Redesigning Content First

Content, not functionality or look and feel, is at the core of many websites at UCLA. The structure and organization of that content on each website or channel and across channels is the space where usability strategy is needed. The next step in figuring out how to organize the content was meeting with unit subject matter experts (SMEs) to understand their work in detail. We’d go back and forth to ensure the new system kept the integrity of the material while being compatible with modern use patterns and expectations. New structures were recorded in a new site map and a content outline – deliverables similar to those I started with for the audit. These become the core of the redesign. Putting content at the center also makes it more flexible given the constraints of the Drupal and the development plan. Capacity, tight resources, and maintenance process also must be considered to set the project up for success that endures past launch.

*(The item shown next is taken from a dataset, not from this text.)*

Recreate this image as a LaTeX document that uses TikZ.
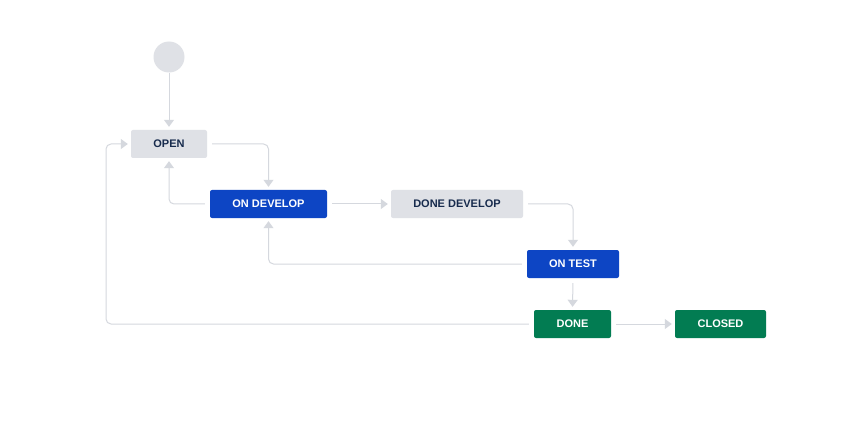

Once the content is outlined, the pages are mocked up in high resolution for various screen sizes using the UCLA Design System (which I’ve worked on with the Strategic Communication digital team). This is where the redesign starts to feel real and starts to come alive for the team, building anticipation for launch. After this point, it moves into other phases of production including development, final copy, and photo selects.

The website redesign is still in progress, but has benefitted from unique support, enthusiasm and collaboration. Upon a successful launch, the intention is to inform similar projects moving forward and level-up UCLA’s digital communication process and outcomes.